Demikianlah Hakim Pao dengan perantaraan Bantal Mustika Yin-Yang berkelana sejenak ke alam baka untuk mengusut tuntas misteri kehidupan si bocah cacat. Ternyata anak malang tersebut pada masa kehidupan sebelumnya telah sering berbuat jahat dan karma buruknya sangat besar. Untuk melunasi dosa kejahatan pada masa kehidupan lalunya diperlukan tiga masa kehidupan baru bisa melunasi imbalan kejahatannya dengan tuntas.

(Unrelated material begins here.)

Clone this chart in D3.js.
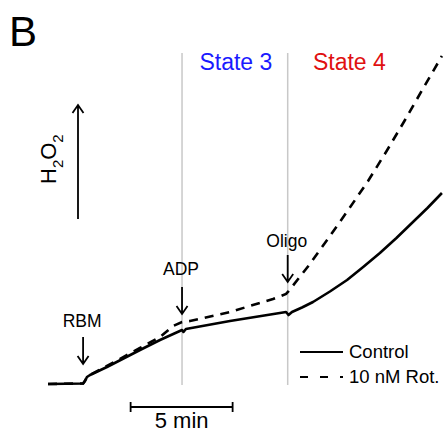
<!DOCTYPE html>
<html>
<head>
<meta charset="utf-8">
<script src="https://cdn.jsdelivr.net/npm/d3@7"></script>
<style>
  body { margin: 0; background: #fff; }
  svg text { font-family: "Liberation Sans", Arial, sans-serif; }
</style>
</head>
<body>
<svg id="chart" width="445" height="433"></svg>
<script>
// time in minutes, H2O2 in arbitrary units
const controlTime = [0, 1.72, 1.81, 1.91, 2.06, 2.89, 4.51, 5.49, 6.57, 6.64, 6.76, 8.92, 11.67, 11.79, 11.96, 12.45, 12.99, 13.82, 14.66, 15.45, 16.27, 17.08, 17.89, 18.6, 19.31];
const controlH2O2 = [0, 0.5, 3, 7, 9, 17, 34, 44, 54, 52, 55, 63, 72, 69, 72, 76.5, 82, 92.5, 104, 117, 131, 146, 162, 176, 191];
const rotTime = [0, 1.72, 1.81, 1.91, 2.06, 2.89, 4.51, 5.49, 6.13, 6.57, 6.96, 8.92, 11.03, 11.67, 11.76, 12.8, 13.82, 14.75, 15.69, 16.6, 17.50, 18.4, 19.31];
const rotH2O2 = [0, 0.5, 3, 7, 9, 18, 36, 47, 58, 62, 63, 72, 85, 90, 92, 119, 148, 175, 203, 233, 264, 296, 328];

const events = ["RBM", "ADP", "Oligo"];
const eventTime = [1.72, 6.57, 11.75];
const stateNames = ["State 3", "State 4"];
const stateColors = ["#1a1aff", "#e01010"];
const seriesNames = ["Control", "10 nM Rot."];

const svg = d3.select("#chart");

const x = d3.scaleLinear().domain([0, 20]).range([48, 456]);
const y = d3.scaleLinear().domain([0, 330]).range([384, 54]);

const toPoints = (ts, vs) => ts.map((t, i) => [t, vs[i]]);
const line = d3.line().x(d => x(d[0])).y(d => y(d[1]));

// panel letter
svg.append("text")
  .attr("x", 9).attr("y", 46)
  .attr("font-size", 42)
  .text("B");

// grey markers at ADP and Oligo
svg.append("g").selectAll("line")
  .data(eventTime.slice(1))
  .join("line")
  .attr("x1", d => x(d)).attr("x2", d => x(d))
  .attr("y1", 53).attr("y2", 385)
  .attr("stroke", "#c8c8c8")
  .attr("stroke-width", 1.5);

// state labels
const stateBounds = [[eventTime[1], eventTime[2]], [eventTime[2], 17.7]];
svg.append("g").selectAll("text")
  .data(stateNames)
  .join("text")
  .attr("x", (d, i) => (x(stateBounds[i][0]) + x(stateBounds[i][1])) / 2 + 1)
  .attr("y", 70)
  .attr("text-anchor", "middle")
  .attr("font-size", 23)
  .attr("fill", (d, i) => stateColors[i])
  .text(d => d);

// traces
svg.append("path")
  .datum(toPoints(controlTime, controlH2O2))
  .attr("d", line)
  .attr("fill", "none")
  .attr("stroke", "#000")
  .attr("stroke-width", 2.6)
  .attr("stroke-linejoin", "round");

svg.append("path")
  .datum(toPoints(rotTime, rotH2O2))
  .attr("d", line)
  .attr("fill", "none")
  .attr("stroke", "#000")
  .attr("stroke-width", 2.6)
  .attr("stroke-dasharray", "9,7");

// down arrow helper
function downArrow(g, xPos, yTop, yTip) {
  g.append("path")
    .attr("d", `M${xPos},${yTop}V${yTip}M${xPos - 5.5},${yTip - 8}L${xPos},${yTip}L${xPos + 5.5},${yTip - 8}`)
    .attr("fill", "none")
    .attr("stroke", "#000")
    .attr("stroke-width", 1.8);
}

// event arrows, placed above the higher trace
const tipGap = [13, 8, 10];
const labelGap = [10, 12, 8];
events.forEach((name, i) => {
  const t = eventTime[i];
  const hi = Math.max(...rotH2O2.filter((v, k) => Math.abs(rotTime[k] - t) < 0.3));
  const tip = y(hi) - tipGap[i];
  const top = tip - 27;
  const g = svg.append("g");
  downArrow(g, x(t), top, tip);
  g.append("text")
    .attr("x", x(t) - 1)
    .attr("y", top - labelGap[i])
    .attr("text-anchor", "middle")
    .attr("font-size", 17.5)
    .text(name);
});

// H2O2 axis arrow
svg.append("path")
  .attr("d", "M78,219V105M72.5,113L78,105L83.5,113")
  .attr("fill", "none")
  .attr("stroke", "#000")
  .attr("stroke-width", 1.8);

const yl = svg.append("text")
  .attr("transform", "translate(56,184) rotate(-90)")
  .attr("font-size", 22);
yl.append("tspan").text("H");
yl.append("tspan").attr("dy", 7).attr("font-size", 15).text("2");
yl.append("tspan").attr("dy", -7).text("O");
yl.append("tspan").attr("dy", 7).attr("font-size", 15).text("2");

// scale bar: 5 min
const barStart = 4.05;
const bar = svg.append("g").attr("stroke", "#000").attr("stroke-width", 1.8);
bar.append("line").attr("x1", x(barStart)).attr("x2", x(barStart + 5)).attr("y1", 407).attr("y2", 407);
bar.append("line").attr("x1", x(barStart)).attr("x2", x(barStart)).attr("y1", 402).attr("y2", 412);
bar.append("line").attr("x1", x(barStart + 5)).attr("x2", x(barStart + 5)).attr("y1", 402).attr("y2", 412);
svg.append("text")
  .attr("x", x(barStart + 2.5))
  .attr("y", 428)
  .attr("text-anchor", "middle")
  .attr("font-size", 22)
  .text("5 min");

// legend
const legend = svg.append("g").attr("transform", "translate(300,352)");
seriesNames.forEach((name, i) => {
  legend.append("line")
    .attr("x1", 0).attr("x2", 43)
    .attr("y1", i * 25).attr("y2", i * 25)
    .attr("stroke", "#000")
    .attr("stroke-width", 2)
    .attr("stroke-dasharray", i ? "8,12" : null);
  legend.append("text")
    .attr("x", 49)
    .attr("y", i * 25 + 6)
    .attr("font-size", 18.5)
    .text(name);
});
</script>
</body>
</html>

Sebenarnya Dewa telah mengatur, pada masa kehidupan pertama dengan kaki cacat dan sebatang kara; masa kedua dengan sepasang mata buta dan hidup sengsara, dan pada masa kehidupan ketiga ia tersambar petir terkapar mati di ladang liar. Anak tersebut pada reinkarnasi masa kehidupan pertama terlahir cacat kaki dan sangat miskin, tetapi selalu ingin berbuat baik pada orang lain untuk menebus dosa masa lampaunya. Karena itulah Dewa lantas mengatur agar pada masa kehidupan pertama, ia bisa melunasi karma kedua. Untuk itu dibuatlah terluka matanya sampai buta. Namun anak tersebut tidak mencela Langit dan menyalahkan orang lain, terus saja berbuat kebaikan demi orang lain. Maka Dewa mengatur karma yang semestinya dibayar pada masa kehidupan ketiga sekaligus dituntaskan pada satu masa kehidupan, oleh karena itu mati tersambar petir. Raja Neraka Giam-Lo-Ong (Yen-Lu-Wang) bertanya pada Pao, "Tiga masa karma buruk telah dilunasi hanya dalam satu masa, coba bilang ini baik atau tidak? Satu masa kehidupan melunasi hutang karma tiga masa kehidupan, karena tekun melaksanakan kebajikan. Dalam hati hanya memikirkan orang lain, nyaris tak memikirkan diri sendiri, dalam beberapa bidang tertentu telah mencapai taraf tingkatan; 'Tidak berkultivasi Tao namun berada di dalam Tao', telah mengakumulasi berkah sangat banyak, karena itulah sesudah meninggal segera reinkarnasi (menitis) sebagai Putra Mahkota."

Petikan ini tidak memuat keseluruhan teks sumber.